## Exercise goal
Exact reproduction of the data is required, with images excluded.
──────── Collected material ────────
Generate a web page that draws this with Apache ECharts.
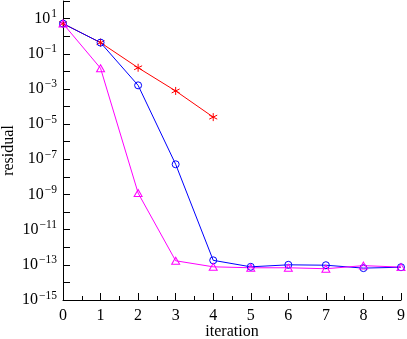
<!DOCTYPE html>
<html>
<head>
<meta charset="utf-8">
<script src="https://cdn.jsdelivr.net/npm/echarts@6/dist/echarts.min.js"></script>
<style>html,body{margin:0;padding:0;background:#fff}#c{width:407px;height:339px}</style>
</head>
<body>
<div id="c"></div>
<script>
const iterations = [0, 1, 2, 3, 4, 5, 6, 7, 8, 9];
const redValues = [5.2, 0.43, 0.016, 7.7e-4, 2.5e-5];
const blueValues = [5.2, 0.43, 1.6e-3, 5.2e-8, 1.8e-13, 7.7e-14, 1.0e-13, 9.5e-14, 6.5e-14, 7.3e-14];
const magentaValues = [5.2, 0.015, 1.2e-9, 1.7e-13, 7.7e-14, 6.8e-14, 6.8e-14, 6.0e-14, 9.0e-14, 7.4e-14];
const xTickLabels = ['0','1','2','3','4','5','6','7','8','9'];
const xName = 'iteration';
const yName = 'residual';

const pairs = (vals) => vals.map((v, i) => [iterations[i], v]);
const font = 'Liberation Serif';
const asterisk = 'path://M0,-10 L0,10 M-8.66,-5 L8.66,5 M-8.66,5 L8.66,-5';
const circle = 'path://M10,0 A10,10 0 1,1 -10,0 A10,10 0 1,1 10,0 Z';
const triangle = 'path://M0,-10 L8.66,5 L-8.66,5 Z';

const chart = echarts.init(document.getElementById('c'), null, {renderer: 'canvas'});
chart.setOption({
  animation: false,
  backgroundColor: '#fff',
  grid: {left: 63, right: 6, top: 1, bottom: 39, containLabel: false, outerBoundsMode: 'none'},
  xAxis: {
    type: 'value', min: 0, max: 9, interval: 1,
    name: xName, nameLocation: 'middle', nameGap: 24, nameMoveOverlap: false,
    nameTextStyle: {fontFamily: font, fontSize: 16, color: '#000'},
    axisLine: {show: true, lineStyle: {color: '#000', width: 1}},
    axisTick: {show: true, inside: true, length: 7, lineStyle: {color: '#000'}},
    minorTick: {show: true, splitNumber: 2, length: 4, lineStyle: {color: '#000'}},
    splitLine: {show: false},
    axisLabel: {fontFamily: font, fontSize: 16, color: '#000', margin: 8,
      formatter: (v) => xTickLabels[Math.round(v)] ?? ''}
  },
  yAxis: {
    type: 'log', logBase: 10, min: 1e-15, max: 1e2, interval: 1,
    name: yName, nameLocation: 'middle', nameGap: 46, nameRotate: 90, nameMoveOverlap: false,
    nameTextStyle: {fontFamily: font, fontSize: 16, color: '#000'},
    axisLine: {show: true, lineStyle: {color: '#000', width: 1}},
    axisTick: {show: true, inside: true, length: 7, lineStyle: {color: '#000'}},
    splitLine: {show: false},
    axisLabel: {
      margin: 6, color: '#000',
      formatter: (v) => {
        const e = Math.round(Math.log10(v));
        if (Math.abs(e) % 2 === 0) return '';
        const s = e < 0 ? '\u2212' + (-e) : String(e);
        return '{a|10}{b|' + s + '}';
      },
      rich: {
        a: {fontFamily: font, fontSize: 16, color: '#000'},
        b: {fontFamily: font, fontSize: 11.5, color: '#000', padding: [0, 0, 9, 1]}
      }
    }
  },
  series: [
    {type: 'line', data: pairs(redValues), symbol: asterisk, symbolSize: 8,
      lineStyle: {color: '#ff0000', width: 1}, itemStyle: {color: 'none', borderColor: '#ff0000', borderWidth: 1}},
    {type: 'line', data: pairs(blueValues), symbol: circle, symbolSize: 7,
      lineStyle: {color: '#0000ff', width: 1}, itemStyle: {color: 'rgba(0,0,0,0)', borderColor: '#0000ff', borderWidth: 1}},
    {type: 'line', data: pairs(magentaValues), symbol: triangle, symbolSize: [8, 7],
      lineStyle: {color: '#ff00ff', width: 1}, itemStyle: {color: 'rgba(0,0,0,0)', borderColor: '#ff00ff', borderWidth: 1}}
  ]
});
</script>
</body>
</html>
────────
## Completed task
Generate a web page that draws this with Apache ECharts.
<!DOCTYPE html>
<html>
<head>
<meta charset="utf-8">
<script src="https://cdn.jsdelivr.net/npm/echarts@6/dist/echarts.min.js"></script>
<style>html,body{margin:0;padding:0;background:#fff}#c{width:407px;height:339px}</style>
</head>
<body>
<div id="c"></div>
<script>
const iterations = [0, 1, 2, 3, 4, 5, 6, 7, 8, 9];
const redValues = [5.2, 0.43, 0.016, 7.7e-4, 2.5e-5];
const blueValues = [5.2, 0.43, 1.6e-3, 5.2e-8, 1.8e-13, 7.7e-14, 1.0e-13, 9.5e-14, 6.5e-14, 7.3e-14];
const magentaValues = [5.2, 0.015, 1.2e-9, 1.7e-13, 7.7e-14, 6.8e-14, 6.8e-14, 6.0e-14, 9.0e-14, 7.4e-14];
const xTickLabels = ['0','1','2','3','4','5','6','7','8','9'];
const xName = 'iteration';
const yName = 'residual';

const pairs = (vals) => vals.map((v, i) => [iterations[i], v]);
const font = 'Liberation Serif';
const asterisk = 'path://M0,-10 L0,10 M-8.66,-5 L8.66,5 M-8.66,5 L8.66,-5';
const circle = 'path://M10,0 A10,10 0 1,1 -10,0 A10,10 0 1,1 10,0 Z';
const triangle = 'path://M0,-10 L8.66,5 L-8.66,5 Z';

const chart = echarts.init(document.getElementById('c'), null, {renderer: 'canvas'});
chart.setOption({
  animation: false,
  backgroundColor: '#fff',
  grid: {left: 63, right: 6, top: 1, bottom: 39, containLabel: false, outerBoundsMode: 'none'},
  xAxis: {
    type: 'value', min: 0, max: 9, interval: 1,
    name: xName, nameLocation: 'middle', nameGap: 24, nameMoveOverlap: false,
    nameTextStyle: {fontFamily: font, fontSize: 16, color: '#000'},
    axisLine: {show: true, lineStyle: {color: '#000', width: 1}},
    axisTick: {show: true, inside: true, length: 7, lineStyle: {color: '#000'}},
    minorTick: {show: true, splitNumber: 2, length: 4, lineStyle: {color: '#000'}},
    splitLine: {show: false},
    axisLabel: {fontFamily: font, fontSize: 16, color: '#000', margin: 8,
      formatter: (v) => xTickLabels[Math.round(v)] ?? ''}
  },
  yAxis: {
    type: 'log', logBase: 10, min: 1e-15, max: 1e2, interval: 1,
    name: yName, nameLocation: 'middle', nameGap: 46, nameRotate: 90, nameMoveOverlap: false,
    nameTextStyle: {fontFamily: font, fontSize: 16, color: '#000'},
    axisLine: {show: true, lineStyle: {color: '#000', width: 1}},
    axisTick: {show: true, inside: true, length: 7, lineStyle: {color: '#000'}},
    splitLine: {show: false},
    axisLabel: {
      margin: 6, color: '#000',
      formatter: (v) => {
        const e = Math.round(Math.log10(v));
        if (Math.abs(e) % 2 === 0) return '';
        const s = e < 0 ? '\u2212' + (-e) : String(e);
        return '{a|10}{b|' + s + '}';
      },
      rich: {
        a: {fontFamily: font, fontSize: 16, color: '#000'},
        b: {fontFamily: font, fontSize: 11.5, color: '#000', padding: [0, 0, 9, 1]}
      }
    }
  },
  series: [
    {type: 'line', data: pairs(redValues), symbol: asterisk, symbolSize: 8,
      lineStyle: {color: '#ff0000', width: 1}, itemStyle: {color: 'none', borderColor: '#ff0000', borderWidth: 1}},
    {type: 'line', data: pairs(blueValues), symbol: circle, symbolSize: 7,
      lineStyle: {color: '#0000ff', width: 1}, itemStyle: {color: 'rgba(0,0,0,0)', borderColor: '#0000ff', borderWidth: 1}},
    {type: 'line', data: pairs(magentaValues), symbol: triangle, symbolSize: [8, 7],
      lineStyle: {color: '#ff00ff', width: 1}, itemStyle: {color: 'rgba(0,0,0,0)', borderColor: '#ff00ff', borderWidth: 1}}
  ]
});
</script>
</body>
</html>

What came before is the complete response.